Spanish banking conglomerate Bankia last year failed to sell its Kio Tower in Madrid after potential purchaser Realia decided the sale price of more than €200m was too high.
But it is understood that the bank has put the tower on the market again and Spanish developer Realia is thought to be back in the bidding. CBRE valued the tower at €202m at the end of last year.
According to Jesús Varela, a partner at law firm Salans in Madrid, new bank rules set by the government will accelerate banks’ sales of real estate.
“The new clean-up regulations are going to open the market a lot. There will be more trading,” said Varela.
Corporate deals will also increase as banks consider selling their stakes in real estate companies. Spanish construction firm FCC, which already controls 30% of Realia, recently said it was willing to increase its participation to 45% by buying part of Bankia’s 28% stake in the firm.
“Many companies are controlled by banks, so there will be deals involving both real estate and debt,” Varela said.
According to a government report, Spanish banks’ exposure to real estate is around €310bn, three-fifths of which are classified as problematic, while €80bn are repossessed assets.
In February this year, the new centre-right government led by Mariano Rajoy told banks they had to cover up to €54bn of that, while a new set of regulations launched in May adds a further €30bn to that sum.

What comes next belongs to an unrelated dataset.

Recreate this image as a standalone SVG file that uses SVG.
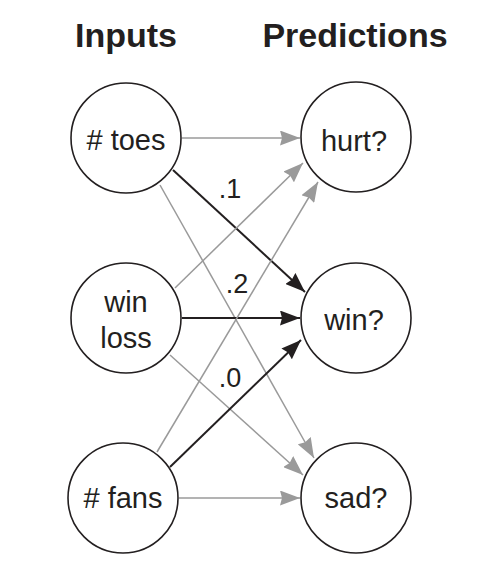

The new rules provide for new potential capital injections from the state and encourage the creation of property companies which would take real estate assets off banks’ balance sheets while attracting investors.
The residential sector is mainly involved since Spanish banks control around 47% of it, but commercial property will be affected as well.
Last month the government granted a €19bn bailout to Bankia. And three Spanish savings banks – Ibercaja, Liberbank and Caja3 – have approved a merger to strengthen their weakened balance sheets.
The merged bank would create the country’s seventh-biggest lender, with €120bn in assets. This week Spain told the European Central Bank that it is not seeking a bailout; economy minister Luis de Guindos said no decision would be made until audits of the banks were completed, possibly by the end of June.